Their music astonished me. Very out stuff. Truly NEW music. As I said their work is still to be fully understood and placed in its qualitative historical context. There are some giants among them.
You will be surprised at many of the modern players - jazz, rock, you name it - who point to this realm of players as influence and inspiration.
I'd love to share more if you like. Feel free to contact me directly.
It's been a few years since I've listened to that amazingly nuanced piece, but remember it as VERY effective in transporting me to a dire, haunting place that somehow resolves with a sense of... contentment, or acceptance.
I like it and may be ready to dig it out and be transported again.
"...You're all welcome to stay for the next set...we're going to play all the same tunes, but in different keys..." -Count Basie
At the back of my mind there is an echo of a Charles Ives piece occasioned by the sinking of the Lusitania. I can hear the hymn it closes with, but can't put a name on either the hymn or the work.
It will come to me...
JM
If you come up with it, please post. I'd love to hear it.
C.
Cosmic Closet,
The Ives work evocative of the grief surrounding the Lusitania sinking is called, "From Hanover Square North, at the End of a Tragic Day, the Voice of the People Again Arose".

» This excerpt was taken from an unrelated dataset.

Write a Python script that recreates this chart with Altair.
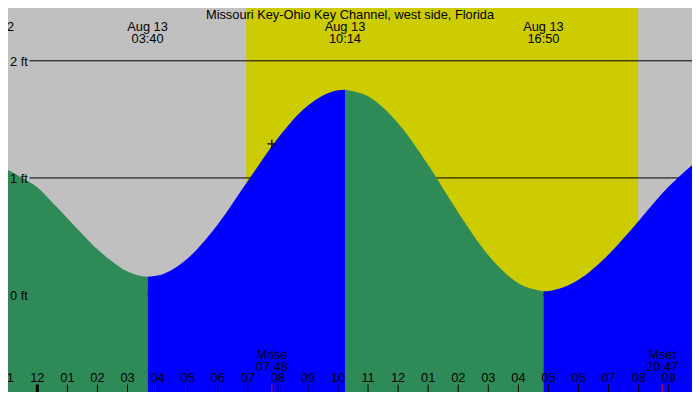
import altair as alt
import pandas as pd

W, H = 684, 384
FONT = "Liberation Sans"
FS = 12.8

TITLE = "Missouri Key-Ohio Key Channel, west side, Florida"

# Visible window, hours from midnight Aug 13
X_MIN, X_MAX = -0.975, 21.775
# Visible height range in feet
Y_MIN, Y_MAX = -0.828, 2.451

# Tide curve samples (hours, feet)
fall1_t = [-1.0, -0.5, 0.0, 0.5, 1.0, 1.5, 2.0, 2.5, 3.0, 3.333, 3.667]
fall1_h = [1.07, 1.00, 0.92, 0.79, 0.655, 0.52, 0.39, 0.285, 0.20, 0.17, 0.156]
rise1_t = [3.667, 4.0, 5.0, 6.0, 7.0, 8.0, 9.0, 10.0, 10.233]
rise1_h = [0.156, 0.166, 0.313, 0.603, 0.974, 1.339, 1.618, 1.749, 1.754]
fall2_t = [10.233, 11.0, 12.0, 13.0, 14.0, 15.0, 16.0, 16.833]
fall2_h = [1.754, 1.697, 1.467, 1.110, 0.704, 0.340, 0.101, 0.033]
rise2_t = [16.833, 17.0, 18.0, 19.0, 20.0, 21.0, 22.0]
rise2_h = [0.033, 0.035, 0.130, 0.346, 0.633, 0.926, 1.158]

# High / low tide labels (the Aug 12 one is cut off at the left edge)
ext_t = [-1.45, 3.667, 10.233, 16.833]
ext_date = ["Aug 12", "Aug 13", "Aug 13", "Aug 13"]
ext_time = ["", "03:40", "10:14", "16:50"]

# Daylight
sun_rise, sun_set = 6.95, 19.983

# Moon
moon_t = [7.8, 20.783]
moon_name = ["Mrise", "Mset"]
moon_time = ["07:48", "20:47"]
marker_t, marker_h = [7.8], [1.29]

# Hour ticks
hour_t = list(range(-1, 22))
hour_lbl = ["11", "12", "01", "02", "03", "04", "05", "06", "07", "08", "09", "10",
            "11", "12", "01", "02", "03", "04", "05", "06", "07", "08", "09"]

# Height levels
lev_ft = [0, 1, 2]
lev_lbl = ["0 ft", "1 ft", "2 ft"]

segs = []
for i, (ts, hs, ph) in enumerate([(fall1_t, fall1_h, "falling"), (rise1_t, rise1_h, "rising"),
                                  (fall2_t, fall2_h, "falling"), (rise2_t, rise2_h, "rising")]):
    segs.append(pd.DataFrame({"t": ts, "h": hs, "seg": i, "phase": ph}))
curve = pd.concat(segs, ignore_index=True)

xs = alt.Scale(domain=[X_MIN, X_MAX], nice=False, zero=False)
ys = alt.Scale(domain=[Y_MIN, Y_MAX], nice=False, zero=False)

def X(f):
    return alt.X(f, scale=xs, axis=None)

def Y(f):
    return alt.Y(f, scale=ys, axis=None)

def txt(**kw):
    base = dict(align="center", baseline="alphabetic", font=FONT, fontSize=FS, color="black")
    base.update(kw)
    return base

day = alt.Chart(pd.DataFrame({"start": [sun_rise], "end": [sun_set]})).mark_rect(
    color="#CCCC00").encode(x=X("start:Q"), x2="end:Q", y=alt.value(0), y2=alt.value(H))

levels = pd.DataFrame({"ft": lev_ft, "label": lev_lbl})
rules = alt.Chart(levels).mark_rule(color="black", strokeWidth=1).encode(
    y=Y("ft:Q"), x=alt.value(21.5), x2=alt.value(W))

area = alt.Chart(curve).mark_area(interpolate="monotone", clip=True, orient="vertical").encode(
    x=X("t:Q"), y=Y("h:Q"), y2=alt.datum(Y_MIN),
    color=alt.Color("phase:N", scale=alt.Scale(domain=["falling", "rising"],
                                               range=["#2E8B57", "#0000FF"]), legend=None),
    detail="seg:N")

lev_text = alt.Chart(levels).mark_text(**txt(align="left", baseline="middle", dy=1)).encode(
    x=alt.value(2), y=Y("ft:Q"), text="label:N")

ext = pd.DataFrame({"t": ext_t, "date": ext_date, "time": ext_time})
ext_d = alt.Chart(ext).mark_text(**txt()).encode(
    x=X("t:Q"), y=alt.value(23.3), text="date:N")
ext_tm = alt.Chart(ext).mark_text(**txt()).encode(
    x=X("t:Q"), y=alt.value(34.6), text="time:N")

title = alt.Chart(pd.DataFrame({"title": [TITLE]})).mark_text(**txt()).encode(
    x=alt.value(W / 2), y=alt.value(10.6), text="title:N")

hours = pd.DataFrame({"t": hour_t, "label": hour_lbl})
hour_ticks = alt.Chart(hours).mark_rule(color="black").encode(
    x=X("t:Q"), y=alt.value(376.5), y2=alt.value(H),
    strokeWidth=alt.condition(alt.datum.t == 0, alt.value(3), alt.value(1)))
hour_text = alt.Chart(hours).mark_text(**txt()).encode(
    x=X("t:Q"), y=alt.value(373.7), text="label:N")

moon = pd.DataFrame({"t": moon_t, "name": moon_name, "time": moon_time})
moon_ticks = alt.Chart(moon).mark_rule(color="red", strokeWidth=1).encode(
    x=X("t:Q"), y=alt.value(376.5), y2=alt.value(H))
moon_n = alt.Chart(moon).mark_text(**txt()).encode(
    x=X("t:Q"), y=alt.value(351.4), text="name:N")
moon_tm = alt.Chart(moon).mark_text(**txt()).encode(
    x=X("t:Q"), y=alt.value(363.2), text="time:N")

marker = alt.Chart(pd.DataFrame({"t": marker_t, "h": marker_h})).mark_point(
    shape="M-1,0H1M0,-1V1", size=81, stroke="black", strokeWidth=1.2, filled=False,
    opacity=1).encode(x=X("t:Q"), y=Y("h:Q"))

chart = alt.layer(day, rules, area, lev_text, ext_d, ext_tm, title, hour_ticks, hour_text,
                  moon_ticks, moon_n, moon_tm, marker).properties(
    width=W, height=H, padding=0, autosize=alt.AutoSizeParams(type="none"),
    background="#C0C0C0").configure_view(stroke=None)

chart.save("out.html", embed_options={"renderer": "svg", "actions": False})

The story is that Ives was going home from work - he worked in insurance- he saw a group of people on the train platform, mourning the loss of the Lusitania, who began singing a hymn, and Ives built on that image.
A very evocative piece and Ives weaves both the tension and serenity of grief in that wonderful inventive way.
Cheers,
Bambi B
That's the third and last movement of Ives Orchesral Set No.2
The hymn was "In the Sweet Bye and Bye," played on a barrel organ.
IIRC, Ives put it in a minor key or a mode for his setting.
Haunting.
Michael Tilson Thomas' version is stunning, and, a great (Calrec Soundfield) recording.
Ciao,
JM
Thanks for bringing it to my attention.
Yes, "Autumn" is more likely than "Nearer My God to Thee," which is a bit of a canard.
In Symphony Hall Boston on the wall of the East Corridor there is a memorial to the musicians of the RMS Titanic.